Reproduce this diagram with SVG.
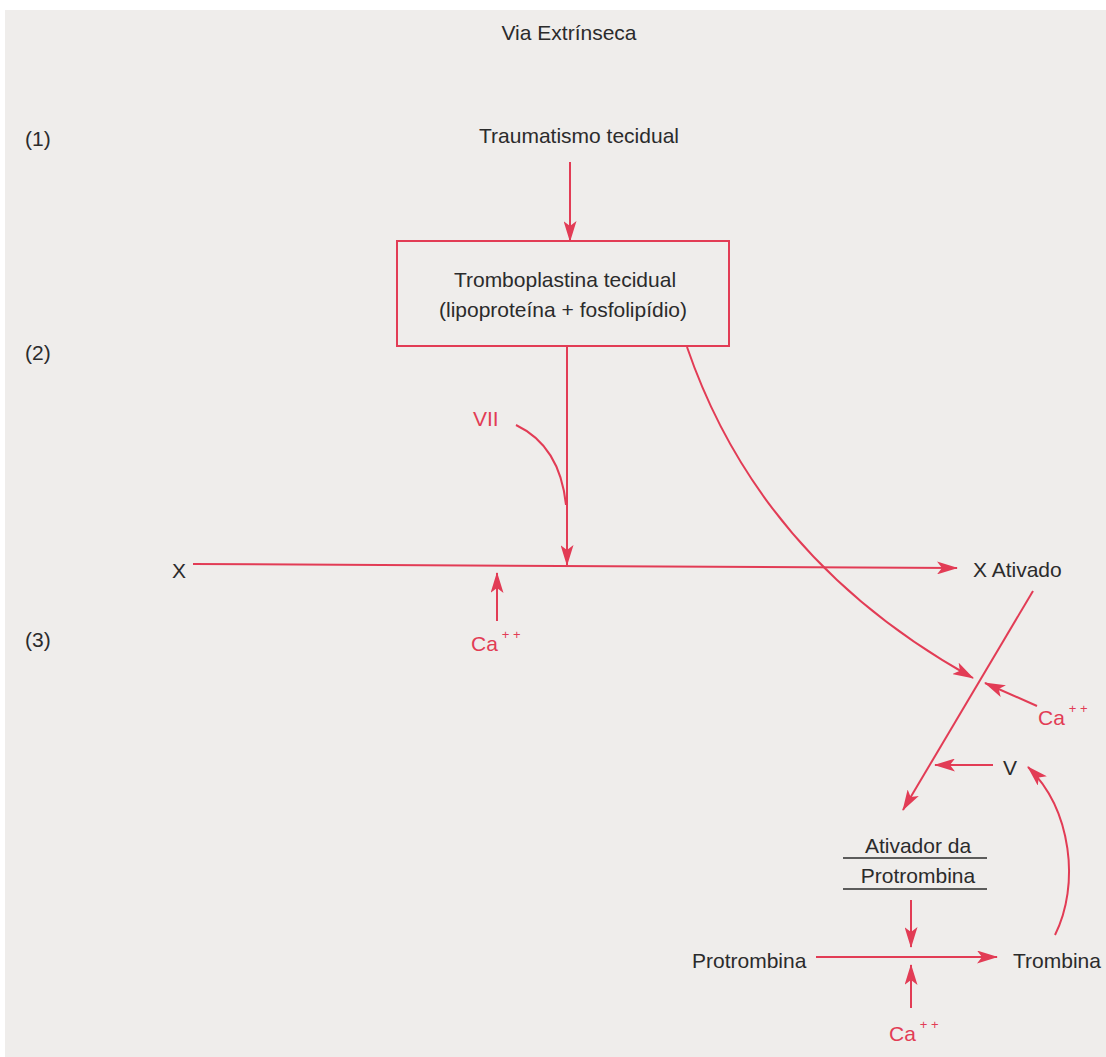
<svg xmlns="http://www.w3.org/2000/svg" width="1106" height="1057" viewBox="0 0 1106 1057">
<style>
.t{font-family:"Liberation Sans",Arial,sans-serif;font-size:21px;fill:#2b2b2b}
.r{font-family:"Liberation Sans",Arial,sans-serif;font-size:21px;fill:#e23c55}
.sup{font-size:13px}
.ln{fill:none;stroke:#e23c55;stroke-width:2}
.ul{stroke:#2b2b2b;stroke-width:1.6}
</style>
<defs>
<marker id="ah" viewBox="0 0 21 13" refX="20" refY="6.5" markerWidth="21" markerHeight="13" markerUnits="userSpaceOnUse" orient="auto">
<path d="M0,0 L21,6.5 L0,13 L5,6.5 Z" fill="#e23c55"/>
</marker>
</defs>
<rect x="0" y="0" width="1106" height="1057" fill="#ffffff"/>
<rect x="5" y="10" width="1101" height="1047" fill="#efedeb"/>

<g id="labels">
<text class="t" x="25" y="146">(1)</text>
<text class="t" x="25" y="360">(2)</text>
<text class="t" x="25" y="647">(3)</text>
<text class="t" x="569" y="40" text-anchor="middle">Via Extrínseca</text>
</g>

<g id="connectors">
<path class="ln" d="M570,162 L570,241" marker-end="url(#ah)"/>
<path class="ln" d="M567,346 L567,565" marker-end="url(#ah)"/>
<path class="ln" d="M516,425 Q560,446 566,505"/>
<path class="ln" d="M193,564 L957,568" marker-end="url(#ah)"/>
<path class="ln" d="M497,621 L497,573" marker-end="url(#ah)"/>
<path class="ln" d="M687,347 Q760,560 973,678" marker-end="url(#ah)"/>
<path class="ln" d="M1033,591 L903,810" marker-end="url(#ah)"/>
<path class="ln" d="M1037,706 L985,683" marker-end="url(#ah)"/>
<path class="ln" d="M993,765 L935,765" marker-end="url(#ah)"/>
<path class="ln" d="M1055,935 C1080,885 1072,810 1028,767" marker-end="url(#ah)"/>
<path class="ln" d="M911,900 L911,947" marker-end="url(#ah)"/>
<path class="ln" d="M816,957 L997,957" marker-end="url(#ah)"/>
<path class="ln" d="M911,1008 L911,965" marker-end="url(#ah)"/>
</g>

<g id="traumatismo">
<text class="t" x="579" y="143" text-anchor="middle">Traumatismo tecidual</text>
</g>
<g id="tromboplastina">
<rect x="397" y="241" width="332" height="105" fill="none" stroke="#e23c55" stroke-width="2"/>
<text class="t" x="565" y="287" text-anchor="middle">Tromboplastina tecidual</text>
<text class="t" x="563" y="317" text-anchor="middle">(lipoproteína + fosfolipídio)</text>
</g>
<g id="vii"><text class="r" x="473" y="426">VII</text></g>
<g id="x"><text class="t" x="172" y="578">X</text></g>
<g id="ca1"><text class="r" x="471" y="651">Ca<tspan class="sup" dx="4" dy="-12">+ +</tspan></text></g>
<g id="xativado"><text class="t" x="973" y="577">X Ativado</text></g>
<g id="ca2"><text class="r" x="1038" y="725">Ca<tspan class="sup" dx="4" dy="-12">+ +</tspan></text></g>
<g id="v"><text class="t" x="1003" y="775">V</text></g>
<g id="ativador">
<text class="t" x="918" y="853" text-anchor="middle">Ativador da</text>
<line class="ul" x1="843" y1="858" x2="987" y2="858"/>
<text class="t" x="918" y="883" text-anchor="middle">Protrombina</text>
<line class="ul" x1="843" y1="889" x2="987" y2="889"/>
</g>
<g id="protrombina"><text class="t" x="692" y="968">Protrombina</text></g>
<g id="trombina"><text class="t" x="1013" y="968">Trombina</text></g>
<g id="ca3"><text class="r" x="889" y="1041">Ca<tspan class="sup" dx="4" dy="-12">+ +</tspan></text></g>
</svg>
-*-
Work to be completed: Quote the preceding listing precisely and completely, omitting its images.

Output for this exercise:
Reproduce this diagram with SVG.
<svg xmlns="http://www.w3.org/2000/svg" width="1106" height="1057" viewBox="0 0 1106 1057">
<style>
.t{font-family:"Liberation Sans",Arial,sans-serif;font-size:21px;fill:#2b2b2b}
.r{font-family:"Liberation Sans",Arial,sans-serif;font-size:21px;fill:#e23c55}
.sup{font-size:13px}
.ln{fill:none;stroke:#e23c55;stroke-width:2}
.ul{stroke:#2b2b2b;stroke-width:1.6}
</style>
<defs>
<marker id="ah" viewBox="0 0 21 13" refX="20" refY="6.5" markerWidth="21" markerHeight="13" markerUnits="userSpaceOnUse" orient="auto">
<path d="M0,0 L21,6.5 L0,13 L5,6.5 Z" fill="#e23c55"/>
</marker>
</defs>
<rect x="0" y="0" width="1106" height="1057" fill="#ffffff"/>
<rect x="5" y="10" width="1101" height="1047" fill="#efedeb"/>

<g id="labels">
<text class="t" x="25" y="146">(1)</text>
<text class="t" x="25" y="360">(2)</text>
<text class="t" x="25" y="647">(3)</text>
<text class="t" x="569" y="40" text-anchor="middle">Via Extrínseca</text>
</g>

<g id="connectors">
<path class="ln" d="M570,162 L570,241" marker-end="url(#ah)"/>
<path class="ln" d="M567,346 L567,565" marker-end="url(#ah)"/>
<path class="ln" d="M516,425 Q560,446 566,505"/>
<path class="ln" d="M193,564 L957,568" marker-end="url(#ah)"/>
<path class="ln" d="M497,621 L497,573" marker-end="url(#ah)"/>
<path class="ln" d="M687,347 Q760,560 973,678" marker-end="url(#ah)"/>
<path class="ln" d="M1033,591 L903,810" marker-end="url(#ah)"/>
<path class="ln" d="M1037,706 L985,683" marker-end="url(#ah)"/>
<path class="ln" d="M993,765 L935,765" marker-end="url(#ah)"/>
<path class="ln" d="M1055,935 C1080,885 1072,810 1028,767" marker-end="url(#ah)"/>
<path class="ln" d="M911,900 L911,947" marker-end="url(#ah)"/>
<path class="ln" d="M816,957 L997,957" marker-end="url(#ah)"/>
<path class="ln" d="M911,1008 L911,965" marker-end="url(#ah)"/>
</g>

<g id="traumatismo">
<text class="t" x="579" y="143" text-anchor="middle">Traumatismo tecidual</text>
</g>
<g id="tromboplastina">
<rect x="397" y="241" width="332" height="105" fill="none" stroke="#e23c55" stroke-width="2"/>
<text class="t" x="565" y="287" text-anchor="middle">Tromboplastina tecidual</text>
<text class="t" x="563" y="317" text-anchor="middle">(lipoproteína + fosfolipídio)</text>
</g>
<g id="vii"><text class="r" x="473" y="426">VII</text></g>
<g id="x"><text class="t" x="172" y="578">X</text></g>
<g id="ca1"><text class="r" x="471" y="651">Ca<tspan class="sup" dx="4" dy="-12">+ +</tspan></text></g>
<g id="xativado"><text class="t" x="973" y="577">X Ativado</text></g>
<g id="ca2"><text class="r" x="1038" y="725">Ca<tspan class="sup" dx="4" dy="-12">+ +</tspan></text></g>
<g id="v"><text class="t" x="1003" y="775">V</text></g>
<g id="ativador">
<text class="t" x="918" y="853" text-anchor="middle">Ativador da</text>
<line class="ul" x1="843" y1="858" x2="987" y2="858"/>
<text class="t" x="918" y="883" text-anchor="middle">Protrombina</text>
<line class="ul" x1="843" y1="889" x2="987" y2="889"/>
</g>
<g id="protrombina"><text class="t" x="692" y="968">Protrombina</text></g>
<g id="trombina"><text class="t" x="1013" y="968">Trombina</text></g>
<g id="ca3"><text class="r" x="889" y="1041">Ca<tspan class="sup" dx="4" dy="-12">+ +</tspan></text></g>
</svg>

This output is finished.